I wonder if you're not trying to take a bit of control back by not answering the phone, but seeing as issues of control were instrumental in the breakdown of the R, you perhaps should avoid any controlling behavuours completely?
I'm only trying to help here, I think you need to be super accomodating right now to your W, except over issues to do with custody, of course!
Other than that, I am glad you got out for a beer and you sound so much better than a few weeks ago. Are you feeling better?
Ali x
Me:40! H:37 Together: 12yrs IDLY & left 11/07 ADs 03/08 OW 8/08 Reconciled 05/09 now married! my thread
THANK YOU. You had some excellent things to say in your post.

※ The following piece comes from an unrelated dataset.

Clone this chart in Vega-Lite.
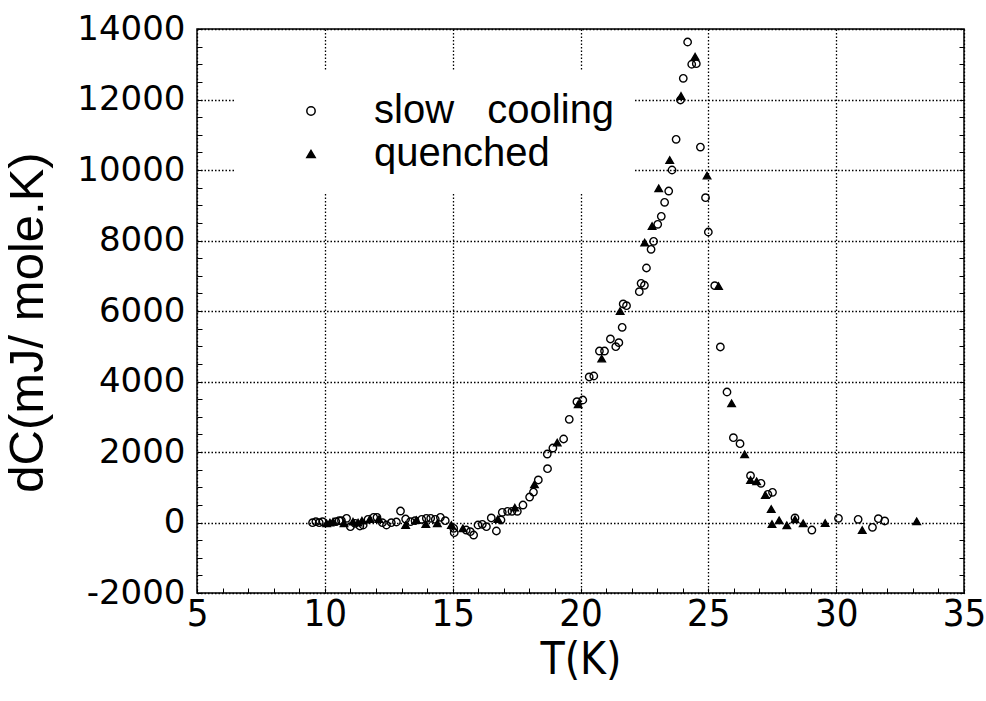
{
  "$schema": "https://vega.github.io/schema/vega-lite/v6.json",
  "width": 767,
  "height": 564,
  "autosize": {"type": "none"},
  "padding": {"left": 197, "top": 29, "right": 22, "bottom": 108},
  "background": "white",
  "config": {
    "view": {"stroke": "black", "strokeWidth": 1.5},
    "font": "Liberation Sans"
  },
  "data": {
    "values": [
      {"T": 9.52, "dC": -5, "s": "slow cooling"},
      {"T": 9.65, "dC": 23, "s": "slow cooling"},
      {"T": 9.78, "dC": -5, "s": "slow cooling"},
      {"T": 9.91, "dC": 23, "s": "slow cooling"},
      {"T": 10.43, "dC": 23, "s": "slow cooling"},
      {"T": 10.56, "dC": 50, "s": "slow cooling"},
      {"T": 10.65, "dC": 50, "s": "slow cooling"},
      {"T": 10.85, "dC": 118, "s": "slow cooling"},
      {"T": 11.0, "dC": -119, "s": "slow cooling"},
      {"T": 11.18, "dC": -24, "s": "slow cooling"},
      {"T": 11.37, "dC": -99, "s": "slow cooling"},
      {"T": 11.5, "dC": -71, "s": "slow cooling"},
      {"T": 11.69, "dC": 90, "s": "slow cooling"},
      {"T": 11.91, "dC": 147, "s": "slow cooling"},
      {"T": 12.04, "dC": 147, "s": "slow cooling"},
      {"T": 12.25, "dC": -5, "s": "slow cooling"},
      {"T": 12.41, "dC": -71, "s": "slow cooling"},
      {"T": 12.6, "dC": -5, "s": "slow cooling"},
      {"T": 12.8, "dC": 14, "s": "slow cooling"},
      {"T": 12.96, "dC": 326, "s": "slow cooling"},
      {"T": 13.16, "dC": 99, "s": "slow cooling"},
      {"T": 13.35, "dC": 23, "s": "slow cooling"},
      {"T": 13.53, "dC": 51, "s": "slow cooling"},
      {"T": 13.79, "dC": 90, "s": "slow cooling"},
      {"T": 13.97, "dC": 118, "s": "slow cooling"},
      {"T": 14.14, "dC": 118, "s": "slow cooling"},
      {"T": 14.32, "dC": 90, "s": "slow cooling"},
      {"T": 14.52, "dC": 147, "s": "slow cooling"},
      {"T": 14.71, "dC": 51, "s": "slow cooling"},
      {"T": 15.04, "dC": -165, "s": "slow cooling"},
      {"T": 15.06, "dC": -289, "s": "slow cooling"},
      {"T": 15.53, "dC": -213, "s": "slow cooling"},
      {"T": 15.69, "dC": -260, "s": "slow cooling"},
      {"T": 15.82, "dC": -355, "s": "slow cooling"},
      {"T": 15.99, "dC": -71, "s": "slow cooling"},
      {"T": 16.16, "dC": -51, "s": "slow cooling"},
      {"T": 16.32, "dC": -119, "s": "slow cooling"},
      {"T": 16.51, "dC": 128, "s": "slow cooling"},
      {"T": 16.71, "dC": -241, "s": "slow cooling"},
      {"T": 16.89, "dC": 71, "s": "slow cooling"},
      {"T": 16.94, "dC": 289, "s": "slow cooling"},
      {"T": 17.15, "dC": 318, "s": "slow cooling"},
      {"T": 17.32, "dC": 318, "s": "slow cooling"},
      {"T": 17.53, "dC": 318, "s": "slow cooling"},
      {"T": 17.75, "dC": 496, "s": "slow cooling"},
      {"T": 18.01, "dC": 723, "s": "slow cooling"},
      {"T": 18.16, "dC": 865, "s": "slow cooling"},
      {"T": 18.35, "dC": 1206, "s": "slow cooling"},
      {"T": 18.71, "dC": 1527, "s": "slow cooling"},
      {"T": 18.7, "dC": 1943, "s": "slow cooling"},
      {"T": 18.92, "dC": 2113, "s": "slow cooling"},
      {"T": 19.34, "dC": 2369, "s": "slow cooling"},
      {"T": 19.56, "dC": 2927, "s": "slow cooling"},
      {"T": 19.86, "dC": 3428, "s": "slow cooling"},
      {"T": 20.09, "dC": 3475, "s": "slow cooling"},
      {"T": 20.34, "dC": 4128, "s": "slow cooling"},
      {"T": 20.52, "dC": 4156, "s": "slow cooling"},
      {"T": 20.74, "dC": 4865, "s": "slow cooling"},
      {"T": 20.94, "dC": 4865, "s": "slow cooling"},
      {"T": 21.38, "dC": 4988, "s": "slow cooling"},
      {"T": 21.5, "dC": 5101, "s": "slow cooling"},
      {"T": 21.17, "dC": 5206, "s": "slow cooling"},
      {"T": 21.63, "dC": 5537, "s": "slow cooling"},
      {"T": 21.67, "dC": 6199, "s": "slow cooling"},
      {"T": 21.8, "dC": 6151, "s": "slow cooling"},
      {"T": 22.3, "dC": 6548, "s": "slow cooling"},
      {"T": 22.37, "dC": 6786, "s": "slow cooling"},
      {"T": 22.5, "dC": 6730, "s": "slow cooling"},
      {"T": 22.58, "dC": 7220, "s": "slow cooling"},
      {"T": 22.76, "dC": 7750, "s": "slow cooling"},
      {"T": 22.86, "dC": 7977, "s": "slow cooling"},
      {"T": 23.02, "dC": 8459, "s": "slow cooling"},
      {"T": 23.16, "dC": 8686, "s": "slow cooling"},
      {"T": 23.29, "dC": 9084, "s": "slow cooling"},
      {"T": 23.45, "dC": 9404, "s": "slow cooling"},
      {"T": 23.58, "dC": 10000, "s": "slow cooling"},
      {"T": 23.74, "dC": 10870, "s": "slow cooling"},
      {"T": 23.91, "dC": 11986, "s": "slow cooling"},
      {"T": 24.02, "dC": 12600, "s": "slow cooling"},
      {"T": 24.19, "dC": 13631, "s": "slow cooling"},
      {"T": 24.35, "dC": 13000, "s": "slow cooling"},
      {"T": 24.53, "dC": 13016, "s": "slow cooling"},
      {"T": 24.69, "dC": 10650, "s": "slow cooling"},
      {"T": 24.89, "dC": 9215, "s": "slow cooling"},
      {"T": 25.0, "dC": 8241, "s": "slow cooling"},
      {"T": 25.25, "dC": 6718, "s": "slow cooling"},
      {"T": 25.47, "dC": 4979, "s": "slow cooling"},
      {"T": 25.73, "dC": 3702, "s": "slow cooling"},
      {"T": 25.98, "dC": 2406, "s": "slow cooling"},
      {"T": 26.24, "dC": 2235, "s": "slow cooling"},
      {"T": 26.65, "dC": 1328, "s": "slow cooling"},
      {"T": 27.06, "dC": 1112, "s": "slow cooling"},
      {"T": 27.33, "dC": 800, "s": "slow cooling"},
      {"T": 27.51, "dC": 857, "s": "slow cooling"},
      {"T": 28.39, "dC": 128, "s": "slow cooling"},
      {"T": 29.05, "dC": -213, "s": "slow cooling"},
      {"T": 30.09, "dC": 119, "s": "slow cooling"},
      {"T": 30.86, "dC": 90, "s": "slow cooling"},
      {"T": 31.42, "dC": -137, "s": "slow cooling"},
      {"T": 31.65, "dC": 108, "s": "slow cooling"},
      {"T": 31.9, "dC": 43, "s": "slow cooling"},
      {"T": 10.07, "dC": -24, "s": "quenched"},
      {"T": 10.2, "dC": 0, "s": "quenched"},
      {"T": 10.32, "dC": 23, "s": "quenched"},
      {"T": 10.75, "dC": -24, "s": "quenched"},
      {"T": 11.1, "dC": 23, "s": "quenched"},
      {"T": 11.3, "dC": -5, "s": "quenched"},
      {"T": 11.45, "dC": 51, "s": "quenched"},
      {"T": 11.76, "dC": 99, "s": "quenched"},
      {"T": 12.12, "dC": 99, "s": "quenched"},
      {"T": 13.16, "dC": -71, "s": "quenched"},
      {"T": 13.58, "dC": 71, "s": "quenched"},
      {"T": 13.95, "dC": -43, "s": "quenched"},
      {"T": 14.4, "dC": -24, "s": "quenched"},
      {"T": 14.95, "dC": -71, "s": "quenched"},
      {"T": 15.4, "dC": -165, "s": "quenched"},
      {"T": 16.77, "dC": 99, "s": "quenched"},
      {"T": 17.43, "dC": 420, "s": "quenched"},
      {"T": 18.2, "dC": 1083, "s": "quenched"},
      {"T": 19.09, "dC": 2265, "s": "quenched"},
      {"T": 19.91, "dC": 3352, "s": "quenched"},
      {"T": 20.83, "dC": 4648, "s": "quenched"},
      {"T": 21.55, "dC": 6000, "s": "quenched"},
      {"T": 22.51, "dC": 7938, "s": "quenched"},
      {"T": 22.8, "dC": 8411, "s": "quenched"},
      {"T": 23.06, "dC": 9480, "s": "quenched"},
      {"T": 23.49, "dC": 10284, "s": "quenched"},
      {"T": 23.93, "dC": 12100, "s": "quenched"},
      {"T": 24.48, "dC": 13214, "s": "quenched"},
      {"T": 24.95, "dC": 9840, "s": "quenched"},
      {"T": 25.4, "dC": 6709, "s": "quenched"},
      {"T": 25.91, "dC": 3381, "s": "quenched"},
      {"T": 26.42, "dC": 1935, "s": "quenched"},
      {"T": 26.65, "dC": 1206, "s": "quenched"},
      {"T": 26.89, "dC": 1169, "s": "quenched"},
      {"T": 27.23, "dC": 780, "s": "quenched"},
      {"T": 27.46, "dC": 383, "s": "quenched"},
      {"T": 27.49, "dC": -43, "s": "quenched"},
      {"T": 27.77, "dC": 62, "s": "quenched"},
      {"T": 28.07, "dC": -80, "s": "quenched"},
      {"T": 28.39, "dC": 90, "s": "quenched"},
      {"T": 28.71, "dC": -23, "s": "quenched"},
      {"T": 29.57, "dC": -14, "s": "quenched"},
      {"T": 31.02, "dC": -213, "s": "quenched"},
      {"T": 33.15, "dC": 34, "s": "quenched"}
    ]
  },
  "resolve": {"axis": {"x": "independent", "y": "independent"}},
  "layer": [
    {
      "mark": {"type": "point", "opacity": 0},
      "encoding": {
        "x": {"field": "T", "type": "quantitative", "scale": {"domain": [5, 35], "nice": false, "zero": false},
          "axis": {"orient": "bottom", "values": [5,6,7,8,9,10,11,12,13,14,15,16,17,18,19,20,21,22,23,24,25,26,27,28,29,30,31,32,33,34,35], "labels": false, "ticks": true, "tickSize": -5, "tickColor": "black", "tickWidth": 1, "domain": false, "grid": false, "title": null}},
        "y": {"field": "dC", "type": "quantitative", "scale": {"domain": [-2000, 14000], "nice": false, "zero": false},
          "axis": {"orient": "left", "values": [-2000,-1500,-1000,-500,0,500,1000,1500,2000,2500,3000,3500,4000,4500,5000,5500,6000,6500,7000,7500,8000,8500,9000,9500,10000,10500,11000,11500,12000,12500,13000,13500,14000], "labels": false, "ticks": true, "tickSize": -5, "tickColor": "black", "tickWidth": 1, "domain": false, "grid": false, "title": null}}
      }
    },
    {
      "mark": {"type": "point", "opacity": 0},
      "encoding": {
        "x": {"field": "T", "type": "quantitative", "axis": null},
        "y": {"field": "dC", "type": "quantitative",
          "axis": {"orient": "right", "values": [-2000,-1500,-1000,-500,0,500,1000,1500,2000,2500,3000,3500,4000,4500,5000,5500,6000,6500,7000,7500,8000,8500,9000,9500,10000,10500,11000,11500,12000,12500,13000,13500,14000], "labels": false, "ticks": true, "tickSize": -5, "tickColor": "black", "tickWidth": 1, "domain": false, "grid": false, "title": null}}
      }
    },
    {
      "mark": {"type": "point", "filled": true, "stroke": "black", "strokeWidth": 1.4, "opacity": 1, "size": 55},
      "encoding": {
        "x": {"field": "T", "type": "quantitative",
          "axis": {"orient": "bottom", "values": [5, 10, 15, 20, 25, 30, 35], "title": "T(K)", "labelFont": "DejaVu Sans Condensed, Liberation Sans", "labelFontSize": 38, "labelColor": "black", "labelPadding": 2, "labelFlush": false, "ticks": false, "domain": false, "grid": true, "gridColor": "black", "gridDash": [1.5, 2], "gridWidth": 1.3, "gridOpacity": 1, "titleFont": "DejaVu Sans Condensed, Liberation Sans", "titleFontSize": 44, "titleFontWeight": "normal", "titleColor": "black", "titlePadding": 5}},
        "y": {"field": "dC", "type": "quantitative",
          "axis": {"orient": "left", "values": [-2000, 0, 2000, 4000, 6000, 8000, 10000, 12000, 14000], "format": "d", "labelExpr": "replace(datum.label, '\u2212', '-')", "title": "dC(mJ/ mole.K)", "labelFont": "DejaVu Sans", "labelFontSize": 34, "labelColor": "black", "labelPadding": 12, "labelFlush": false, "ticks": false, "domain": false, "grid": true, "gridColor": "black", "gridDash": [1.5, 2], "gridWidth": 1.3, "gridOpacity": 1, "titleFont": "Liberation Sans", "titleFontSize": 49, "titleFontWeight": "normal", "titleColor": "black", "titlePadding": 24, "titleY": 293}},
        "shape": {"field": "s", "type": "nominal",
          "scale": {"domain": ["slow cooling", "quenched"], "range": ["circle", "triangle-up"]},
          "legend": {"title": null, "orient": "none", "legendX": 38, "legendY": 42, "fillColor": "white", "padding": 20, "symbolOffset": 36, "labelOffset": 43, "labelFont": "Liberation Sans", "labelFontSize": 40, "labelColor": "black", "symbolSize": 70, "rowPadding": 3, "labelLimit": 400, "labelExpr": "datum.label == 'slow cooling' ? 'slow\u00a0\u00a0 cooling' : datum.label",
            "encode": {"symbols": {"update": {"fill": {"signal": "datum.value == 'quenched' ? 'black' : 'transparent'"}, "stroke": {"value": "black"}, "strokeWidth": {"value": 1.4}, "opacity": {"value": 1}}}}}},
        "fill": {"field": "s", "type": "nominal",
          "scale": {"domain": ["slow cooling", "quenched"], "range": ["transparent", "black"]},
          "legend": null}
      }
    }
  ]
}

I've got to be honest, I wanted to reply to W when she sent the question, but I didn't know what to say. I'm very afraid of what she'll do or how she'll react, so I'm incredibly gun shy about answering questions like that.
However, the way you phrased it is PERFECT. Those were the words I needed at the time, but didn't have. She's asked this question before, so I'm sure she'll ask it again. Next time, I'll be ready as I typed your phrase into my cell phone and stored it there.
By answering her question like you mentioned, I'll be affirming her and acknowledging that I did get the question and I am concerned that she feels that way. Thank you again.
Your 2nd point was also good. I was again afraid to talk w/ her last night b/c I didn't know where it would go and I was out having a good time. However, you are 100% correct in saying she didn't look at my non-answer as "Hmm. I wonder what he's doing?" That would have been very good for me.
NO, instead she took it as "He's never there when I need him." That is her old perception of me, so a 180 in this situation would have been to talk to her last night. I see it now, but I didn't yesterday.
Thank you again, my wise friend from the coast of England.